Hollywood icon Cary Grant, Brave New World author Aldous Huxley, and playwright-turned-politician Clare Boothe Luce had all tripped on LSD during the 1950s, when the psychedelic drug was still legal and the beatniks were the youthful upstarts pissing off The Establishment, not the hippies (that would come a decade later).
Now, a new musical coming to Broadway will imagine these three monumental American figures coming together to, ya know, trip out on some more LSD.
Titled Flying Over Sunset, the show’s first act will depict Grant, Huxley, and Luce getting high as balls separately, on their own. The second act will throw all three figures together — again, while tripping balls — and who knows what kind of down-the-rabbit-hole insanity will come with the third act. The actors will only perform musical numbers while their characters are under the full effects of their ergot-derived hallucinogen.
Speaking of the actors, Grant will be played by Tony Yazbeck (On the Town), Carmen Cusack (A Beautiful Day in the Neighborhood) will play Luce, and Harry Hadden-Paton (My Fair Lady) will star as Huxley.
As for the rest of the award-winning production crew, James Lapine, who wrote the book and will direct the Broadway musical, won a Pulitzer Prize and three Tony Awards. Tom Kitt, who wrote the music for Flying Over Sunset, won a Pulitzer and two Tonys. Michael Korie, who penned the musical’s lyrics, has received a Tony nod in the past. The show will also mark the first theater choreography by Michelle Dorrance, considered one of America’s top tap dancers.
Gallery — Bitchin' Blotter Paper:
“I didn’t know it was around in the ’50s, and it piqued my interest, so I started doing a little research,” Lapine recounted to the New York Times, who first got the idea for the story after reading about Cary Grant’s LSD use in a Vanity Fair article. “I started reading Aldous Huxley, who was writing about it, and discovered that Clare Boothe Luce of all people was using LSD, and it was easy to connect the dots."
“Each of the characters had extraordinary lives, chose unusual paths, and were in some ways self-invented,” he continued. The musical, he noted, “is about explorers — about people who reach a certain age, success, and notoriety, and want more. They want to know what’s beyond the world they live in.”

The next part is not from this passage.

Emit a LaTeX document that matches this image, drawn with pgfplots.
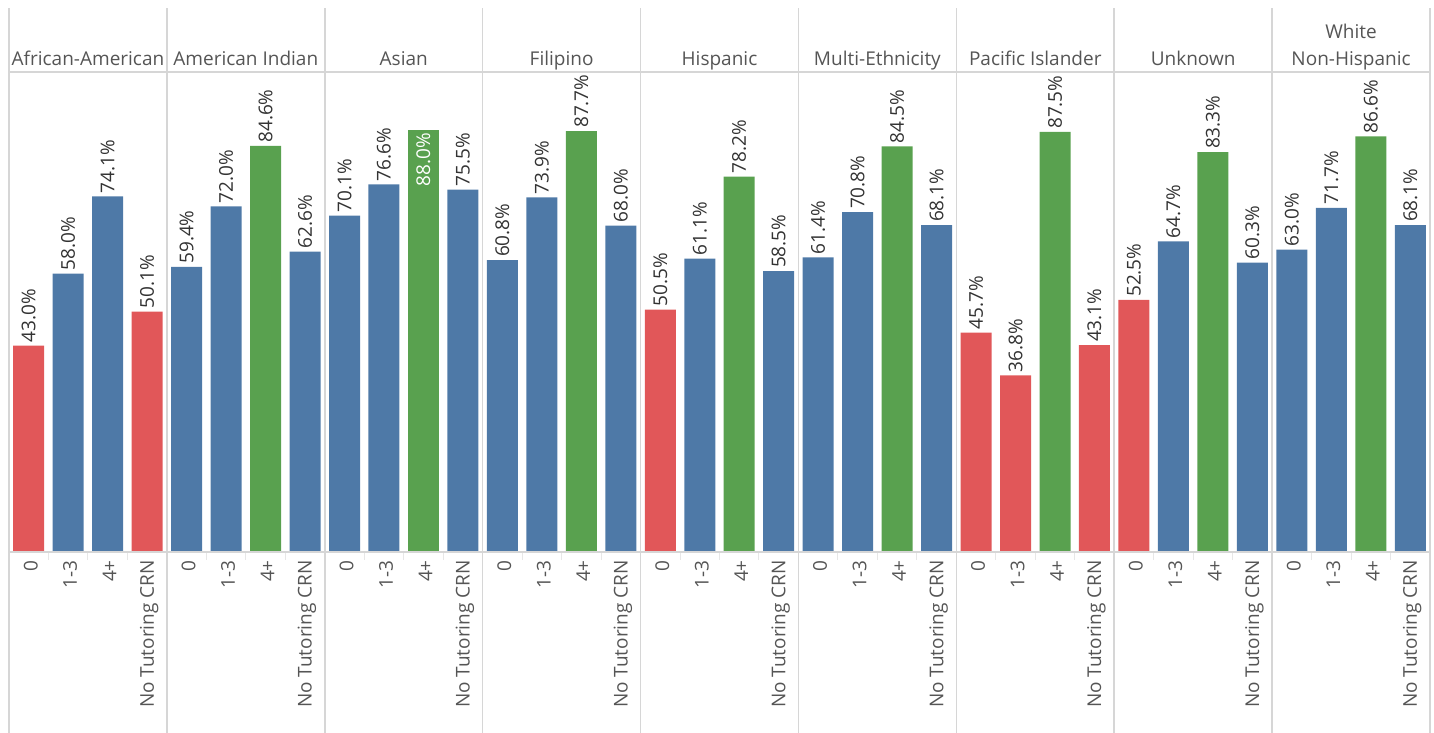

Well, how about that. LSD is still a Schedule I drug according to the federal government, but it looks like despite its outlaw status, it will take center stage at the nation’s most prestigious theatre network. Flying Over Sunset will debut on March 12, 2020. Its first performance at the Vivian Beaumont Theatre, a Broadway venue, will take place April 16 — just before Bicycle Day.